One of the implicit themes in Out of the Blue is amoral capitalism and its influences on society, in Section 7 this theme is greatly criticised. The oxymoron used in this section “Move. Don’t move” to reflect the panicked internal conflict of the speaker and those around him, which critique’s authority as the contradictory instructions are useless. As authority cannot find a solution to the problem it can be interpreted represent its failures, as despite its attempts to provide for all, capitalism fails many citizens, just as the instructions fail to save lives. This critique of capitalism opposes the pedestal upon which the persona holds capitalism, in Section 3 he triumphs when “selling sand to the desert” the alliteration of “s” emphasises the pride he takes in capitalism’s corruption. The view of capitalism progress’ in Section 7 as it displays how capitalism has led to chaos, which is crucial to the conclusion of Section 13 in which there is a haunting reflection of the physical and emotional isolation caused by the growth of greed.

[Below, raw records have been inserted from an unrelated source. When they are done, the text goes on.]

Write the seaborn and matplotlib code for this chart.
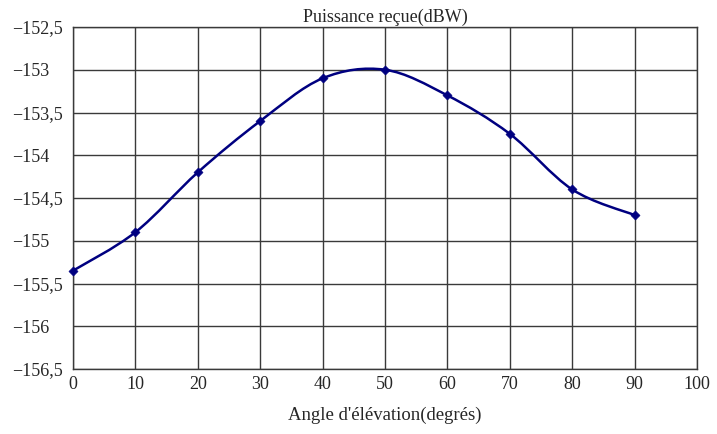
import numpy as np
import matplotlib
matplotlib.use("Agg")
import matplotlib.pyplot as plt
import seaborn as sns
from matplotlib.path import Path
from matplotlib.patches import PathPatch
from matplotlib.ticker import FuncFormatter

# Data
angles = [0, 10, 20, 30, 40, 50, 60, 70, 80, 90]
power = [-155.35, -154.9, -154.2, -153.6, -153.1, -153.0, -153.3, -153.75, -154.4, -154.7]

line_color = "#000080"

sns.set_style("white")
plt.rcParams["font.family"] = ["Liberation Serif", "DejaVu Serif"]

fig = plt.figure(figsize=(7.17, 4.34), dpi=100)
ax = fig.add_axes([73 / 717, 1 - 369 / 434, (697 - 73) / 717, (369 - 27) / 434])

# smoothed line (Bezier through the points, like a spreadsheet "smoothed line")
x = np.array(angles, dtype=float)
y = np.array(power, dtype=float)
verts = [(x[0], y[0])]
codes = [Path.MOVETO]
n = len(x)
for i in range(n - 1):
    p0 = (x[i - 1], y[i - 1]) if i > 0 else (x[i], y[i])
    p1 = (x[i], y[i])
    p2 = (x[i + 1], y[i + 1])
    p3 = (x[i + 2], y[i + 2]) if i + 2 < n else (x[i + 1], y[i + 1])
    c1 = (p1[0] + (p2[0] - p0[0]) / 6, p1[1] + (p2[1] - p0[1]) / 6)
    c2 = (p2[0] - (p3[0] - p1[0]) / 6, p2[1] - (p3[1] - p1[1]) / 6)
    verts += [c1, c2, p2]
    codes += [Path.CURVE4] * 3
ax.add_patch(PathPatch(Path(verts, codes), facecolor="none", edgecolor=line_color,
                       lw=1.8, zorder=3))

sns.scatterplot(x=angles, y=power, ax=ax, marker="D", s=22, color=line_color,
                edgecolor=line_color, zorder=4, clip_on=False)

ax.set_xlim(0, 100)
ax.set_ylim(-156.5, -152.5)
ax.set_xticks(range(0, 101, 10))
ax.set_yticks(np.arange(-156.5, -152.49, 0.5))


def fr_fmt(v, pos):
    s = ("%g" % v).replace(".", ",").replace("-", "\u2212")
    return s


ax.yaxis.set_major_formatter(FuncFormatter(fr_fmt))
ax.xaxis.set_major_formatter(FuncFormatter(fr_fmt))
ax.tick_params(axis="both", labelsize=13, length=0)
ax.tick_params(axis="x", pad=5)
for lbl in ax.get_yticklabels():
    lbl.set_horizontalalignment("left")
ax.tick_params(axis="y", pad=44)

ax.grid(True, color="#3a3a3a", lw=1.0)
for sp in ax.spines.values():
    sp.set_color("#3a3a3a")
    sp.set_linewidth(1.0)

ax.set_title("Puissance reçue(dBW)", fontsize=13, pad=4)
ax.set_xlabel("Angle d'élévation(degrés)", fontsize=13.5, labelpad=10)
ax.set_ylabel("")

fig.savefig("out.png", dpi=100)
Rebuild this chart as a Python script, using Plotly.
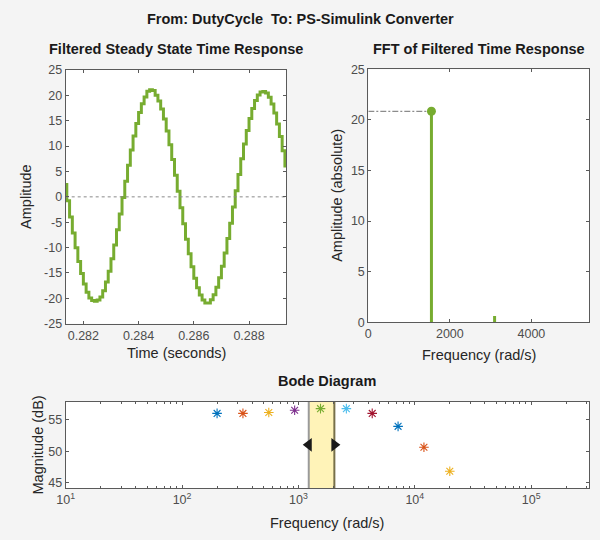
import plotly.graph_objects as go

# ---------------- data ----------------
# Filtered steady-state time response (zero-order-hold samples, Ts = 1e-4 s)
t_first = 0.2813
t_step = 1e-4
resp_vals = [2.44, -0.79, -3.99, -7.10, -10.04, -12.74, -15.13, -17.16, -18.78, -19.95,
             -20.45, -20.60, -20.35, -19.76, -18.49, -16.79, -14.68, -12.22, -9.47, -6.49,
             -3.36, -0.15, 3.07, 6.22, 9.21, 11.99, 14.48, 16.62, 18.36, 19.66,
             20.80, 21.10, 20.95, 20.03, 18.90, 17.32, 15.33, 12.96, 10.29, 7.37,
             4.27, 1.08, -2.15, -5.32, -8.37, -11.21, -13.79, -16.04, -17.90, -19.34,
             -20.31, -20.90, -20.90, -20.27, -19.28, -17.82, -15.95, -13.68, -11.09, -8.23,
             -5.18, -2.01, 1.22, 4.42, 7.51, 10.41, 13.08, 15.43, 17.41, 18.97,
             20.07, 20.65, 20.75, 20.47, 19.61, 18.29, 16.53, 14.38, 11.87, 9.08,
             6.08]
time_ticks = [0.282, 0.284, 0.286, 0.288]
time_range = [0.28136, 0.28935]
amp_ticks = [-25, -20, -15, -10, -5, 0, 5, 10, 15, 20, 25]

# FFT of filtered time response
fft_freq = [0.0, 774.2, 1548.5, 2322.7, 3097.0, 3871.2, 4645.5, 5419.7]
fft_amp = [0.0, 0.015, 20.85, 0.015, 0.62, 0.0, 0.015, 0.0]
fft_xticks = [0, 2000, 4000]
fft_yticks = [0, 5, 10, 15, 20, 25]

# Bode diagram estimated points
bode_freq = [200, 333.6, 556.5, 928.3, 1548.5, 2583, 4309, 7188, 11990, 20000]
bode_mag = [56.0, 56.0, 56.15, 56.5, 56.75, 56.75, 56.0, 53.95, 50.64, 46.85]
bode_colors = ["#0072BD", "#D95319", "#EDB120", "#7E2F8E", "#77AC30",
               "#4DBEEE", "#A2142F", "#0072BD", "#D95319", "#EDB120"]
band_edges = [1227, 2037]
bode_yrange = [44.2, 57.85]
bode_yticks = [45, 50, 55]
bode_xticks = [10, 100, 1000, 10000, 100000]
bode_xticktext = ["10<sup>1</sup>", "10<sup>2</sup>", "10<sup>3</sup>",
                  "10<sup>4</sup>", "10<sup>5</sup>"]

# ---------------- styling ----------------
FONT = "Liberation Sans, Arial, sans-serif"
GREEN = "#77AC30"
AX_COLOR = "#5a5a5a"
TICK_FONT = dict(family=FONT, size=12.5, color="#4d4d4d")
W, H = 600, 540


def px_x(p):
    return p / W


def px_y(p):
    return 1 - p / H


fig = go.Figure()

# time response (staircase)
t_vals = [t_first + i * t_step for i in range(len(resp_vals))]
t_plot = t_vals + [t_vals[-1] + t_step]
v_plot = resp_vals + [resp_vals[-1]]
fig.add_trace(go.Scatter(x=t_plot, y=v_plot, mode="lines", line_shape="hv",
                         line=dict(color=GREEN, width=3), xaxis="x", yaxis="y",
                         hoverinfo="skip", showlegend=False))
# zero reference line
fig.add_trace(go.Scatter(x=time_range, y=[0, 0], mode="lines",
                         line=dict(color="#8a8a8a", width=1, dash="dot"),
                         xaxis="x", yaxis="y", showlegend=False, hoverinfo="skip"))

# FFT stems
sx, sy = [], []
for f, a in zip(fft_freq, fft_amp):
    sx += [f, f, None]
    sy += [0, a, None]
fig.add_trace(go.Scatter(x=sx, y=sy, mode="lines", line=dict(color=GREEN, width=3),
                         xaxis="x2", yaxis="y2", showlegend=False, hoverinfo="skip"))
ipk = fft_amp.index(max(fft_amp))
fig.add_trace(go.Scatter(x=[0, fft_freq[ipk]], y=[fft_amp[ipk], fft_amp[ipk]], mode="lines",
                         line=dict(color="#8c8c8c", width=1.2, dash="6px,2px,2px,2px"),
                         xaxis="x2", yaxis="y2", showlegend=False, hoverinfo="skip"))
fig.add_trace(go.Scatter(x=[fft_freq[ipk]], y=[fft_amp[ipk]], mode="markers",
                         marker=dict(color=GREEN, size=9, symbol="circle"),
                         xaxis="x2", yaxis="y2", showlegend=False, hoverinfo="skip",
                         cliponaxis=False))

# Bode: selection band
lo, hi = band_edges
ylo, yhi = bode_yrange
fig.add_trace(go.Scatter(x=[lo, lo, hi, hi, lo], y=[ylo, yhi, yhi, ylo, ylo], mode="lines",
                         fill="toself", fillcolor="#FFF3B8", line=dict(width=0),
                         xaxis="x3", yaxis="y3", showlegend=False, hoverinfo="skip"))
fig.add_trace(go.Scatter(x=[lo, lo], y=[ylo, yhi], mode="lines",
                         line=dict(color="#9a9a9a", width=2),
                         xaxis="x3", yaxis="y3", showlegend=False, hoverinfo="skip"))
fig.add_trace(go.Scatter(x=[hi, hi], y=[ylo, yhi], mode="lines",
                         line=dict(color="#77704a", width=2),
                         xaxis="x3", yaxis="y3", showlegend=False, hoverinfo="skip"))
# Bode points
fig.add_trace(go.Scatter(x=bode_freq, y=bode_mag, mode="markers",
                         marker=dict(symbol="asterisk-open", size=8, color=bode_colors,
                                     line=dict(color=bode_colors, width=1.1)),
                         xaxis="x3", yaxis="y3", showlegend=False, hoverinfo="skip"))
ymid = (ylo + yhi) / 2
fig.add_trace(go.Scatter(x=[lo], y=[ymid], mode="markers",
                         marker=dict(symbol="triangle-left", size=12, color="#1a1a1a"),
                         xaxis="x3", yaxis="y3", showlegend=False, hoverinfo="skip"))
fig.add_trace(go.Scatter(x=[hi], y=[ymid], mode="markers",
                         marker=dict(symbol="triangle-right", size=12, color="#1a1a1a"),
                         xaxis="x3", yaxis="y3", showlegend=False, hoverinfo="skip"))

common = dict(showline=True, linecolor=AX_COLOR, linewidth=1, mirror="ticks",
              ticks="inside", ticklen=3, tickcolor=AX_COLOR, tickwidth=1,
              showgrid=False, zeroline=False, tickfont=TICK_FONT, automargin=False)


def hyphen_labels(vals):
    return [str(v) for v in vals]


fig.update_layout(
    width=W, height=H, autosize=False,
    margin=dict(l=0, r=0, t=0, b=0, pad=0, autoexpand=False),
    paper_bgcolor="#F4F4F4", plot_bgcolor="#FFFFFF",
    showlegend=False,
    xaxis=dict(domain=[px_x(65.7), px_x(286.3)], range=time_range, tickvals=time_ticks,
               tickformat=".3f", anchor="y", **common),
    yaxis=dict(domain=[px_y(323.7), px_y(70)], range=[-25, 25], tickvals=amp_ticks,
               ticktext=hyphen_labels(amp_ticks), anchor="x", **common),
    xaxis2=dict(domain=[px_x(368.3), px_x(589.3)], range=[0, 5419.7], tickvals=fft_xticks,
                anchor="y2", **common),
    yaxis2=dict(domain=[px_y(322.3), px_y(69.3)], range=[0, 25], tickvals=fft_yticks,
                ticktext=hyphen_labels(fft_yticks), anchor="x2", **common),
    xaxis3=dict(domain=[px_x(65.7), px_x(589.3)], type="log", range=[1, 5.5],
                tickvals=bode_xticks, ticktext=bode_xticktext, anchor="y3",
                minor=dict(ticks="inside", ticklen=2, tickcolor=AX_COLOR, dtick="D1"),
                **common),
    yaxis3=dict(domain=[px_y(488), px_y(401.7)], range=bode_yrange, tickvals=bode_yticks,
                ticktext=hyphen_labels(bode_yticks), anchor="x3", **common),
)

TITLE_FONT = dict(family=FONT, size=14.5, color="#1a1a1a")
LABEL_FONT = dict(family=FONT, size=14.5, color="#262626")
annots = [
    dict(text="<b>From: DutyCycle\u00a0 To: PS-Simulink Converter</b>", x=0.5, y=px_y(19), font=TITLE_FONT),
    dict(text="<b>Filtered Steady State Time Response</b>", x=px_x(176), y=px_y(49), font=TITLE_FONT),
    dict(text="<b>FFT of Filtered Time Response</b>", x=px_x(478.8), y=px_y(49), font=TITLE_FONT),
    dict(text="<b>Bode Diagram</b>", x=px_x(327.5), y=px_y(381), font=TITLE_FONT),
    dict(text="Time (seconds)", x=px_x(176), y=px_y(353), font=LABEL_FONT),
    dict(text="Frequency (rad/s)", x=px_x(478.8), y=px_y(355), font=LABEL_FONT),
    dict(text="Frequency (rad/s)", x=px_x(327.5), y=px_y(523), font=LABEL_FONT),
    dict(text="Amplitude", x=px_x(26), y=px_y(196.9), font=LABEL_FONT, textangle=-90),
    dict(text="Amplitude (absolute)", x=px_x(337), y=px_y(195.8), font=LABEL_FONT, textangle=-90),
    dict(text="Magnitude (dB)", x=px_x(37.5), y=px_y(445), font=LABEL_FONT, textangle=-90),
]
for a in annots:
    fig.add_annotation(xref="paper", yref="paper", showarrow=False,
                       xanchor="center", yanchor="middle", **a)

fig.write_html("out.html")
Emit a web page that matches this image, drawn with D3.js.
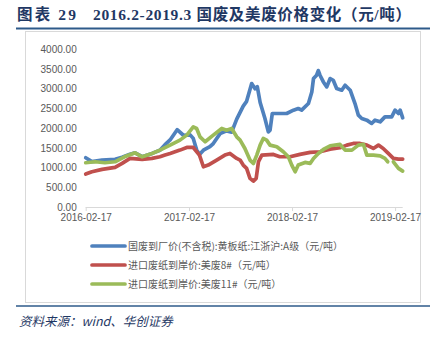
<!DOCTYPE html>
<html><head><meta charset="utf-8">
<script src="https://cdn.jsdelivr.net/npm/d3@7"></script>
<style>body{margin:0;background:#fff;} svg{display:block;}</style>
</head><body>
<svg id="c" width="439" height="340"></svg>
<script>
const xTickLabels = ["2016-02-17","2017-02-17","2018-02-17","2019-02-17"];
const yTicks = [0,500,1000,1500,2000,2500,3000,3500,4000];
const seriesNames = ["国废到厂价(不含税):黄板纸:江浙沪:A级（元/吨）","进口废纸到岸价:美废8#（元/吨）","进口废纸到岸价:美废11#（元/吨）"];

const blueDates = ["2016-02-17","2016-03-10","2016-04-15","2016-05-31","2016-06-25","2016-07-23","2016-08-10","2016-09-04","2016-10-09","2016-11-06","2016-11-24","2016-12-12","2017-01-06","2017-01-28","2017-02-21","2017-03-04","2017-03-16","2017-03-26","2017-04-09","2017-05-02","2017-05-14","2017-06-07","2017-06-30","2017-07-18","2017-08-05","2017-08-28","2017-09-09","2017-09-27","2017-10-09","2017-10-17","2017-10-27","2017-11-13","2017-11-25","2017-12-01","2017-12-09","2017-12-25","2018-01-29","2018-02-22","2018-03-11","2018-03-23","2018-04-16","2018-04-28","2018-05-04","2018-05-15","2018-05-21","2018-05-27","2018-06-08","2018-06-20","2018-07-02","2018-07-13","2018-07-25","2018-08-12","2018-08-24","2018-09-11","2018-09-28","2018-10-10","2018-10-22","2018-11-09","2018-11-26","2018-12-08","2018-12-26","2019-01-12","2019-02-05","2019-02-17","2019-03-01","2019-03-07","2019-03-16"];
const blueValues = [1250,1150,1190,1210,1260,1340,1375,1275,1360,1440,1580,1700,1960,1820,1830,1740,1450,1330,1440,1530,1610,1860,1930,1900,2230,2560,2680,3130,3000,3050,2650,2245,1906,1949,2372,2372,2372,2456,2498,2456,2625,2919,3258,3342,3460,3342,3172,3046,3258,3215,3004,2962,3089,2962,2625,2329,2245,2203,2119,2203,2160,2286,2286,2456,2372,2456,2262];

const redDates = ["2016-02-17","2016-03-10","2016-04-15","2016-05-31","2016-06-25","2016-07-23","2016-09-04","2016-10-09","2016-11-06","2016-11-24","2016-12-12","2017-01-16","2017-02-09","2017-03-04","2017-03-26","2017-04-09","2017-04-26","2017-05-26","2017-06-24","2017-07-12","2017-08-05","2017-08-17","2017-08-28","2017-09-09","2017-09-21","2017-10-03","2017-10-13","2017-10-21","2017-11-02","2017-12-13","2018-01-05","2018-02-10","2018-03-17","2018-04-22","2018-05-27","2018-07-02","2018-08-06","2018-08-30","2018-09-22","2018-10-16","2018-11-09","2018-12-02","2018-12-20","2019-01-06","2019-01-24","2019-02-11","2019-03-01","2019-03-16"];
const redValues = [835,894,953,1004,1105,1232,1207,1232,1274,1320,1359,1443,1510,1510,1316,1021,1063,1190,1316,1359,1232,1190,1063,980,727,658,727,1147,1316,1334,1274,1274,1334,1384,1401,1468,1502,1570,1612,1612,1570,1485,1570,1485,1359,1232,1215,1215];

const greenDates = ["2016-02-17","2016-03-21","2016-04-25","2016-05-31","2016-07-03","2016-08-10","2016-09-04","2016-10-09","2016-11-06","2016-12-12","2017-01-16","2017-02-09","2017-03-04","2017-03-16","2017-03-28","2017-04-15","2017-05-14","2017-06-13","2017-06-30","2017-07-18","2017-08-05","2017-08-17","2017-09-03","2017-09-21","2017-10-03","2017-10-15","2017-10-27","2017-11-07","2017-11-19","2017-12-01","2017-12-25","2018-01-17","2018-02-04","2018-02-16","2018-02-28","2018-03-11","2018-04-04","2018-04-22","2018-05-04","2018-05-21","2018-06-08","2018-07-02","2018-08-06","2018-08-24","2018-09-17","2018-10-10","2018-10-28","2018-11-09","2018-12-02","2018-12-26","2019-01-12","2019-01-22","2019-01-31","2019-02-11","2019-03-01","2019-03-16"];
const greenValues = [1122,1147,1122,1147,1274,1375,1274,1359,1443,1570,1696,1823,2033,1992,1780,1654,1823,1992,1949,1992,1780,1696,1485,1190,1105,1316,1570,1739,1696,1570,1527,1401,1274,1063,894,1063,1131,1105,1232,1359,1460,1553,1587,1443,1443,1570,1587,1316,1316,1299,1232,1147,null,1147,980,911];

const colors = ["#4f81bd","#c0504d","#9bbb59"];

const parse = d3.timeParse("%Y-%m-%d");
const svg = d3.select("#c");

// header
const tfont = "'Liberation Serif','Noto Sans CJK SC',serif";
svg.append("text").attr("x",17).attr("y",20)
  .attr("font-family",tfont).attr("font-weight","bold")
  .attr("font-size",15.5).attr("fill","#1f3864").attr("textLength",59).attr("lengthAdjust","spacing").text("图表 29");
svg.append("text").attr("x",93).attr("y",20)
  .attr("font-family",tfont).attr("font-weight","bold")
  .attr("font-size",15.5).attr("fill","#1f3864").attr("textLength",318).attr("lengthAdjust","spacing").text("2016.2-2019.3 国废及美废价格变化（元/吨）");
svg.append("line").attr("x1",16).attr("x2",430).attr("y1",28.5).attr("y2",28.5)
  .attr("stroke","#2e5a8a").attr("stroke-width",2);
svg.append("rect").attr("x",25.5).attr("y",31.5).attr("width",395).attr("height",271)
  .attr("fill","#fff").attr("stroke","#d9d9d9").attr("stroke-width",1);
svg.append("line").attr("x1",16).attr("x2",430).attr("y1",306).attr("y2",306)
  .attr("stroke","#2e5a8a").attr("stroke-width",1.5);
svg.append("text").attr("x",19).attr("y",326)
  .attr("font-family","'Noto Sans CJK SC',sans-serif").attr("font-style","italic")
  .attr("font-size",12.5).attr("fill","#1f3864").text("资料来源：wind、华创证券");

const x = d3.scaleTime().domain([parse("2016-02-17"), parse("2019-03-16")]).range([85.7, 402.7]);
const y = d3.scaleLinear().domain([0,4000]).range([207, 49.3]);

const font = "'Liberation Sans','DejaVu Sans',sans-serif";
const yAxis = svg.append("g").attr("transform","translate(85.7,0)")
  .call(d3.axisLeft(y).tickValues(yTicks).tickSize(0).tickPadding(9).tickFormat(d3.format(".2f")));
yAxis.select(".domain").remove();
yAxis.selectAll("text").attr("font-family",font).attr("font-size",10).attr("fill","#595959");

const xAxis = svg.append("g").attr("transform","translate(0,207)")
  .call(d3.axisBottom(x).tickValues(xTickLabels.map(parse)).tickSize(4).tickPadding(3).tickFormat(d3.timeFormat("%Y-%m-%d")));
xAxis.select(".domain").attr("stroke","#d9d9d9").attr("d","M85.7,0.5H402.7");
xAxis.selectAll(".tick line").attr("stroke","#d9d9d9");
xAxis.selectAll("text").attr("font-family",font).attr("font-size",10).attr("fill","#595959");

const all = [[blueDates,blueValues],[redDates,redValues],[greenDates,greenValues]];
const line = d3.line().defined(d => d.v !== null).x(d => x(d.d)).y(d => y(d.v)).curve(d3.curveLinear);
all.forEach(([ds,vs],i) => {
  const data = ds.map((s,j) => ({d: parse(s), v: vs[j]}));
  svg.append("path").datum(data).attr("d",line).attr("fill","none")
    .attr("stroke",colors[i]).attr("stroke-width",3.7).attr("stroke-linejoin","round").attr("stroke-linecap","round");
});

// legend
const lg = svg.append("g");
const rows = [246, 265, 284];
seriesNames.forEach((n,i) => {
  lg.append("line").attr("x1",92).attr("x2",125).attr("y1",rows[i]).attr("y2",rows[i])
    .attr("stroke",colors[i]).attr("stroke-width",3.7).attr("stroke-linecap","round");
  lg.append("text").attr("x",128).attr("y",rows[i]+3.5)
    .attr("font-family","'Noto Sans CJK SC',sans-serif").attr("font-size",10).attr("fill","#595959").text(n);
});
</script>
</body></html>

In conclusion, Section 7 is a climactic point of the poem as the form, language and structure used heighten the tension. The purpose of this section is to replay the historical horror of the events and convey the agony of attempts to escape through the turmoil of the passage, which ends in the “end stop” preventing the weariness of the “Go up. Go down”, signifying the death of the Traders hope of escape. The structure creates disorder which contrasts with the sections that come both before and after, isolating this section. Armitage uses the language to portray the global scale of the events as well as the suffering and helplessness. This section enable those who would watch the documentary or read the poem to connect with the events of 9/11 as it both globalises the events and personalises it.